> **Problem**:
Write out the listing, please, but only from its first line through the line containing "markersize=12, zorder=3, clip_on=False)", exactly as given and without pictures.

> **Charts and diagrams as code**:
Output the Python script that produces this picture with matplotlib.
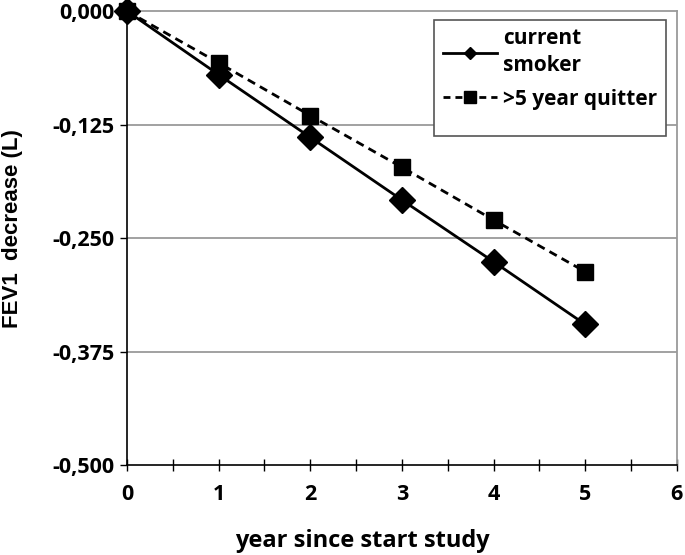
import matplotlib
matplotlib.use("Agg")
import matplotlib.pyplot as plt
from matplotlib.lines import Line2D
from matplotlib.patches import Rectangle
from matplotlib.ticker import MultipleLocator

years = [0, 1, 2, 3, 4, 5]
smoker = [0.0, -0.070, -0.139, -0.208, -0.276, -0.345]
quitter = [0.0, -0.057, -0.115, -0.172, -0.230, -0.287]
yticks = [0.0, -0.125, -0.25, -0.375, -0.5]
ytick_labels = ["0,000", "-0,125", "-0,250", "-0,375", "-0,500"]
xticks = [0, 1, 2, 3, 4, 5, 6]
labels = ["current\nsmoker", ">5 year quitter"]

fig = plt.figure(figsize=(6.85, 5.55), dpi=100)
ax = fig.add_axes([0.1854, 0.162, 0.8026, 0.818])

FAM = ["Open Sans", "DejaVu Sans"]
tickfont = dict(family=FAM, weight="bold", size=15.5)

ax.plot(years, smoker, color="black", lw=2.0, marker="D", markersize=13,
        zorder=3, clip_on=False)
ax.plot(years, quitter, color="black", lw=2.0, ls=(0, (3, 2)), marker="s",
        markersize=12, zorder=3, clip_on=False)

ax.set_xlim(0, 6)
ax.set_ylim(-0.5, 0.0)
ax.set_xticks(xticks)
ax.set_xticklabels([str(t) for t in xticks], fontdict=tickfont)
ax.xaxis.set_minor_locator(MultipleLocator(0.5))
ax.set_yticks(yticks)
ax.set_yticklabels(ytick_labels, fontdict=tickfont)

for y in yticks[1:-1]:
    ax.axhline(y, color="#9a9a9a", lw=1.3, zorder=1)

ax.spines["left"].set_color("black")
ax.spines["bottom"].set_color("black")
ax.spines["left"].set_linewidth(1.2)
ax.spines["bottom"].set_linewidth(1.2)
ax.spines["top"].set_color("#9a9a9a")
ax.spines["right"].set_color("#9a9a9a")
ax.spines["top"].set_linewidth(1.3)
ax.spines["right"].set_linewidth(1.3)

ax.tick_params(axis="x", which="both", direction="inout", length=9, width=1.0,
               pad=9)
ax.tick_params(axis="y", which="major", direction="out", length=5, width=1.0,
               pad=4)

ax.set_xlabel("year since start study", fontsize=17, fontweight="bold",
              family=FAM)
ax.xaxis.set_label_coords(0.429, -0.140)
ax.set_ylabel("FEV1  decrease (L)", fontsize=16, fontweight="bold",
              family=["Liberation Sans", "DejaVu Sans"])
ax.yaxis.set_label_coords(-0.190, 0.522)

# legend frame (Excel-style box with empty bottom space)
ax.add_patch(Rectangle((0.558, 0.725), 0.423, 0.255, transform=ax.transAxes,
                       facecolor="white", edgecolor="#555555", lw=1.2,
                       zorder=4, clip_on=False))

handles = [
    Line2D([], [], color="black", lw=2.0, marker="D", markersize=6),
    Line2D([], [], color="black", lw=2.0, ls=(0, (2.5, 1.8)), marker="s",
           markersize=8),
]
leg = ax.legend(handles, labels, loc="upper left",
                bbox_to_anchor=(0.567, 0.971), frameon=False,
                handlelength=2.6, handletextpad=0.3, borderpad=0.2,
                labelspacing=0.6, borderaxespad=0.0,
                prop=dict(family=FAM, weight="bold", size=15))
leg.get_texts()[0].set_linespacing(1.35)
leg.set_zorder(5)

fig.savefig("out.png", dpi=100)
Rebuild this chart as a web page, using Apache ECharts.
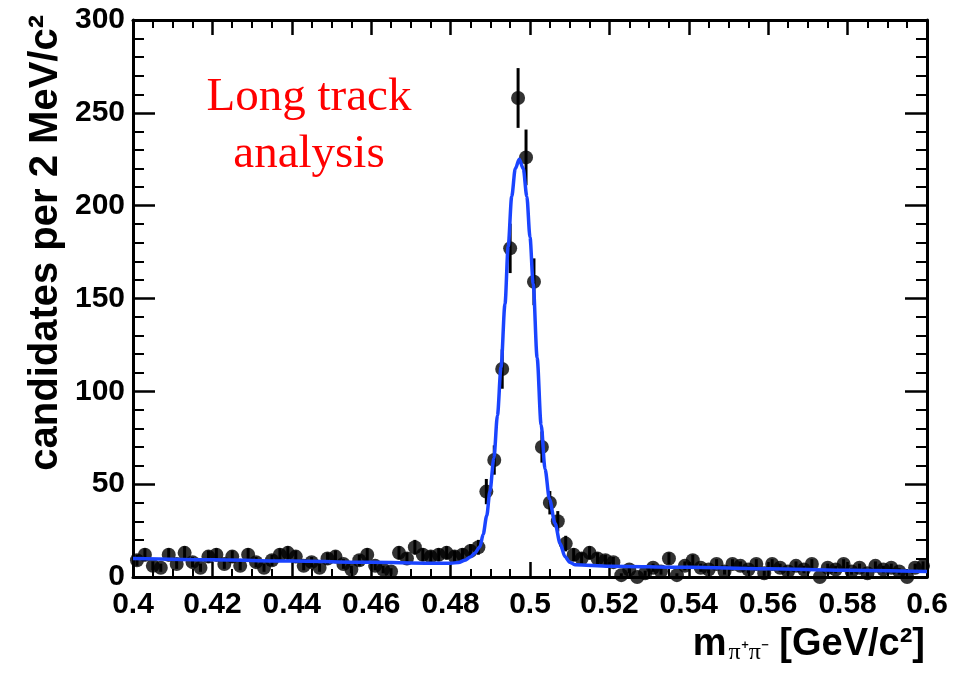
<!DOCTYPE html>
<html>
<head>
<meta charset="utf-8">
<script src="https://cdn.jsdelivr.net/npm/echarts@6/dist/echarts.min.js"></script>
<style>
html, body { margin: 0; padding: 0; background: #fff; }
#chart { width: 953px; height: 673px; }
</style>
</head>
<body>
<div id="chart"></div>
<script>
// Bin centres of the pi+pi- invariant mass histogram (2 MeV bins), GeV/c^2
const massBins = [
  0.401, 0.403, 0.405, 0.407, 0.409, 0.411, 0.413, 0.415, 0.417, 0.419,
  0.421, 0.423, 0.425, 0.427, 0.429, 0.431, 0.433, 0.435, 0.437, 0.439,
  0.441, 0.443, 0.445, 0.447, 0.449, 0.451, 0.453, 0.455, 0.457, 0.459,
  0.461, 0.463, 0.465, 0.467, 0.469, 0.471, 0.473, 0.475, 0.477, 0.479,
  0.481, 0.483, 0.485, 0.487, 0.489, 0.491, 0.493, 0.495, 0.497, 0.499,
  0.501, 0.503, 0.505, 0.507, 0.509, 0.511, 0.513, 0.515, 0.517, 0.519,
  0.521, 0.523, 0.525, 0.527, 0.529, 0.531, 0.533, 0.535, 0.537, 0.539,
  0.541, 0.543, 0.545, 0.547, 0.549, 0.551, 0.553, 0.555, 0.557, 0.559,
  0.561, 0.563, 0.565, 0.567, 0.569, 0.571, 0.573, 0.575, 0.577, 0.579,
  0.581, 0.583, 0.585, 0.587, 0.589, 0.591, 0.593, 0.595, 0.597, 0.599
];

// Candidates per bin
const counts = [
  9, 12, 6, 5, 12, 7, 13, 8, 5, 11,
  12, 7, 11, 6, 12, 8, 5, 9, 12, 13,
  11, 6, 8, 5, 10, 11, 7, 4, 9, 12,
  6, 4, 3, 13, 10, 16, 12, 11, 12, 13,
  11, 12, 14, 16, 46, 63, 112, 177, 258, 226,
  159, 70, 40, 30, 18, 12, 10, 13, 10, 9,
  8, 1, 4, 0, 2, 5, 3, 10, 1, 6,
  9, 5, 4, 7, 3, 7, 6, 4, 7, 2,
  7, 5, 3, 6, 4, 7, 0, 5, 4, 7,
  3, 5, 2, 6, 4, 5, 3, 0, 5, 6
];

// Statistical uncertainty of each bin
const countErrors = [
  3, 3.5, 2.4, 2.2, 3.5, 2.6, 3.6, 2.8, 2.2, 3.3,
  3.5, 2.6, 3.3, 2.4, 3.5, 2.8, 2.2, 3, 3.5, 3.6,
  3.3, 2.4, 2.8, 2.2, 3.2, 3.3, 2.6, 2, 3, 3.5,
  2.4, 2, 1.7, 3.6, 3.2, 4, 3.5, 3.3, 3.5, 3.6,
  3.3, 3.5, 3.7, 4, 6.8, 7.9, 10.6, 13.3, 16.1, 15,
  12.6, 8.4, 6.3, 5.5, 4.2, 3.5, 3.2, 3.6, 3.2, 3,
  2.8, 1, 2, 0, 1.4, 2.2, 1.7, 3.2, 1, 2.4,
  3, 2.2, 2, 2.6, 1.7, 2.6, 2.4, 2, 2.6, 1.4,
  2.6, 2.2, 1.7, 2.4, 2, 2.6, 0, 2.2, 2, 2.6,
  1.7, 2.2, 1.4, 2.4, 2, 2.2, 1.7, 0, 2.2, 2.4
];

// Fitted signal + background curve
const fitMass = [
  0.400, 0.420, 0.440, 0.460, 0.475, 0.480, 0.482, 0.4836, 0.4850, 0.4861,
  0.4874, 0.4882, 0.4891, 0.4899, 0.4909, 0.4918, 0.4927, 0.4937, 0.4945, 0.4954,
  0.4963, 0.4973, 0.4983, 0.4992, 0.5000, 0.5008, 0.5018, 0.5028, 0.5038, 0.5049,
  0.5063, 0.5076, 0.5088, 0.5100, 0.5113, 0.5200, 0.5400, 0.5600, 0.5800, 0.6000
];
const fitCounts = [
  10.0, 9.3, 8.6, 7.9, 7.4, 7.4, 7.8, 9.0, 10.8, 12.9,
  16.3, 23, 33, 46, 64, 87, 113, 147, 178, 205,
  220, 225, 220, 205, 183, 158, 118, 82, 58, 42,
  29, 18, 11, 8, 6.6, 5.8, 5.2, 4.4, 3.6, 3.0
];

const FONT = '"Liberation Sans", Arial, Helvetica, sans-serif';
const INK = '#000';

const points = massBins.map((m, i) => [m, counts[i], countErrors[i]]);
const fitLine = fitMass.map((m, i) => [m, fitCounts[i]]);

function xAxisDef(pos, showLabels) {
  return {
    type: 'value', position: pos, min: 0.4, max: 0.6, interval: 0.02,
    axisLine: { show: true, onZero: false, lineStyle: { color: INK, width: 3 } },
    axisTick: { show: true, inside: true, length: 15, lineStyle: { color: INK, width: 2.5 } },
    minorTick: { show: true, splitNumber: 4, length: 8, lineStyle: { color: INK, width: 2 } },
    splitLine: { show: false },
    axisLabel: {
      show: showLabels, color: INK, fontFamily: FONT, fontWeight: 'bold', fontSize: 30,
      margin: 13, showMinLabel: true, showMaxLabel: true
    }
  };
}
function yAxisDef(pos, showLabels) {
  return {
    type: 'value', position: pos, min: 0, max: 300, interval: 50,
    axisLine: { show: true, onZero: false, lineStyle: { color: INK, width: 3 } },
    axisTick: { show: true, inside: true, length: 22, lineStyle: { color: INK, width: 2.5 } },
    minorTick: { show: true, splitNumber: 5, length: 11, lineStyle: { color: INK, width: 2 } },
    splitLine: { show: false },
    axisLabel: {
      show: showLabels, color: INK, fontFamily: FONT, fontWeight: 'bold', fontSize: 30,
      margin: 8
    }
  };
}

const chart = echarts.init(document.getElementById('chart'), null, { renderer: 'canvas' });
chart.setOption({
  animation: false,
  backgroundColor: '#fff',
  grid: { left: 133, right: 26, top: 20, bottom: 96 },
  xAxis: [xAxisDef('bottom', true), xAxisDef('top', false)],
  yAxis: [yAxisDef('left', true), yAxisDef('right', false)],
  series: [
    {
      name: 'errors',
      type: 'custom',
      xAxisIndex: 0, yAxisIndex: 0,
      clip: false,
      z: 2,
      data: points,
      renderItem: function (params, api) {
        const x = api.value(0), y = api.value(1), e = api.value(2);
        const hi = api.coord([x, y + e]);
        const lo = api.coord([x, Math.max(y - e, 0)]);
        return {
          type: 'line',
          shape: { x1: hi[0], y1: hi[1], x2: lo[0], y2: lo[1] },
          style: { stroke: INK, lineWidth: 3 }
        };
      }
    },
    {
      name: 'data',
      type: 'scatter',
      xAxisIndex: 0, yAxisIndex: 0,
      clip: false,
      z: 3,
      symbol: 'circle',
      symbolSize: 14,
      itemStyle: { color: INK },
      data: points.map(p => [p[0], p[1]])
    },
    {
      name: 'fit',
      type: 'line',
      xAxisIndex: 0, yAxisIndex: 0,
      z: 4,
      showSymbol: false,
      smooth: 0.3,
      smoothMonotone: 'x',
      lineStyle: { color: '#1a44ff', width: 3.5 },
      data: fitLine
    }
  ],
  graphic: [
    {
      type: 'text', x: 309, y: 126, z: 10,
      style: {
        text: 'Long track\nanalysis',
        fill: '#ff0000',
        font: '47px "Liberation Serif", "Times New Roman", serif',
        align: 'center', verticalAlign: 'middle', lineHeight: 57
      }
    },
    {
      type: 'text', x: 46, y: 15, rotation: Math.PI / 2, z: 10,
      style: {
        text: 'candidates per 2 MeV/c²',
        fill: INK,
        font: 'bold 40px ' + FONT,
        align: 'right', verticalAlign: 'middle'
      }
    },
    {
      type: 'text', x: 925, y: 645, z: 10,
      style: {
        text: '{m|m}{s|π⁺π⁻}{m| [GeV/c²]}',
        align: 'right', verticalAlign: 'middle',
        rich: {
          m: { fill: INK, font: 'bold 38px ' + FONT, lineHeight: 40 },
          s: { fill: INK, font: '24px "Liberation Serif", serif', verticalAlign: 'bottom', lineHeight: 22, padding: [14, 0, 0, 2] }
        }
      }
    }
  ]
});
</script>
</body>
</html>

> **Response to this exercise**:
Output the Python script that produces this picture with matplotlib.
import matplotlib
matplotlib.use("Agg")
import matplotlib.pyplot as plt
from matplotlib.lines import Line2D
from matplotlib.patches import Rectangle
from matplotlib.ticker import MultipleLocator

years = [0, 1, 2, 3, 4, 5]
smoker = [0.0, -0.070, -0.139, -0.208, -0.276, -0.345]
quitter = [0.0, -0.057, -0.115, -0.172, -0.230, -0.287]
yticks = [0.0, -0.125, -0.25, -0.375, -0.5]
ytick_labels = ["0,000", "-0,125", "-0,250", "-0,375", "-0,500"]
xticks = [0, 1, 2, 3, 4, 5, 6]
labels = ["current\nsmoker", ">5 year quitter"]

fig = plt.figure(figsize=(6.85, 5.55), dpi=100)
ax = fig.add_axes([0.1854, 0.162, 0.8026, 0.818])

FAM = ["Open Sans", "DejaVu Sans"]
tickfont = dict(family=FAM, weight="bold", size=15.5)

ax.plot(years, smoker, color="black", lw=2.0, marker="D", markersize=13,
        zorder=3, clip_on=False)
ax.plot(years, quitter, color="black", lw=2.0, ls=(0, (3, 2)), marker="s",
        markersize=12, zorder=3, clip_on=False)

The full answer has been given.